# Problem statement
Write out only the lines from the start of the entries up to and including the line with "from matplotlib.ticker import FuncFormatter"; please skip the pictures.

· · · ·

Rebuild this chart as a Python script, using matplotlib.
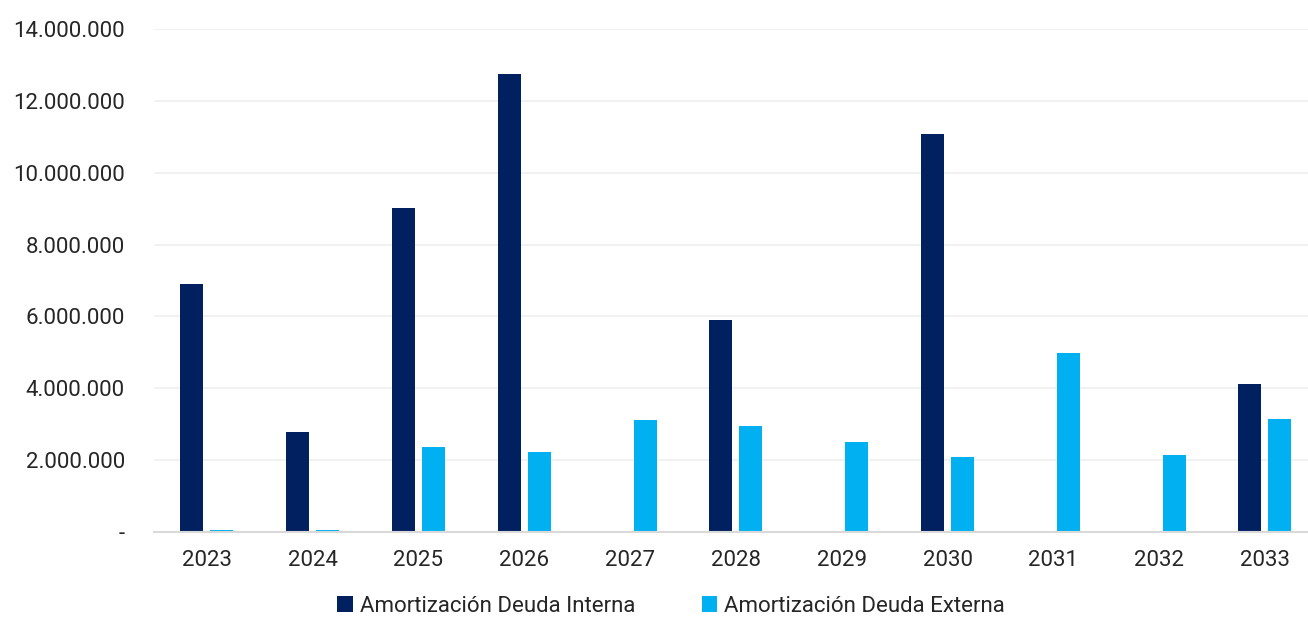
import matplotlib

matplotlib.use("Agg")
import matplotlib.pyplot as plt
import numpy as np
from matplotlib.ticker import FuncFormatter

years = ["2023", "2024", "2025", "2026", "2027", "2028", "2029", "2030", "2031", "2032", "2033"]
deuda_interna = [
    6_900_000, 2_770_000, 9_030_000, 12_750_000, 25_000, 5_900_000,
    25_000, 11_080_000, 0, 25_000, 4_120_000,
]
deuda_externa = [
    55_000, 55_000, 2_360_000, 2_220_000, 3_110_000, 2_940_000,
    2_490_000, 2_080_000, 4_980_000, 2_130_000, 3_150_000,
]
y_ticks = [0, 2_000_000, 4_000_000, 6_000_000, 8_000_000, 10_000_000, 12_000_000, 14_000_000]

NAVY = "#002060"
SKY = "#00B0F0"
TEXT = "#262626"

plt.rcParams["font.family"] = ["Roboto", "DejaVu Sans"]


def _miles(value, _pos):
    if value == 0:
        return "-"
    return f"{value:,.0f}".replace(",", ".")


fig = plt.figure(figsize=(13.08, 6.2), dpi=100)
ax = fig.add_axes([0.1177, 0.1424, 0.8823, 0.8103])

x = np.arange(len(years))
offset = 0.142
width = 0.217
ax.bar(x - offset, deuda_interna, width, color=NAVY, label="Amortización Deuda Interna", zorder=3)
ax.bar(x + offset, deuda_externa, width, color=SKY, label="Amortización Deuda Externa", zorder=3)

ax.set_xlim(-0.5, 10.407)
ax.set_ylim(0, 14_000_000)
ax.set_xticks(x, years)
ax.set_yticks(y_ticks)
ax.yaxis.set_major_formatter(FuncFormatter(_miles))
ax.tick_params(axis="both", length=0, labelsize=16, labelcolor=TEXT)
ax.tick_params(axis="y", pad=21)
ax.tick_params(axis="x", pad=13.5)

ax.grid(axis="y", color="#efefef", linewidth=1.2, zorder=0)
for side in ("top", "right", "left"):
    ax.spines[side].set_visible(False)
ax.spines["bottom"].set_color("#d9d9d9")
ax.spines["bottom"].set_linewidth(1.5)
ax.spines["bottom"].set_zorder(4)

fig.legend(
    loc="center",
    bbox_to_anchor=(0.513, 0.022),
    ncol=2,
    frameon=False,
    fontsize=16,
    labelcolor=TEXT,
    handlelength=0.7,
    handleheight=0.7,
    handletextpad=0.3,
    columnspacing=3.0,
    borderpad=0.1,
)

fig.savefig("out.png", dpi=100)
plt.close(fig)
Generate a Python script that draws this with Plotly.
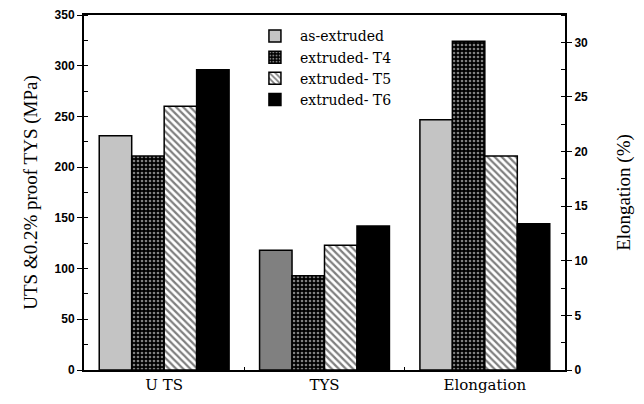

· · · ·

# Response to the exercise
Rebuild this chart as a Python script, using matplotlib.
import matplotlib

matplotlib.use("Agg")
import matplotlib.pyplot as plt
import numpy as np
from matplotlib.ticker import FuncFormatter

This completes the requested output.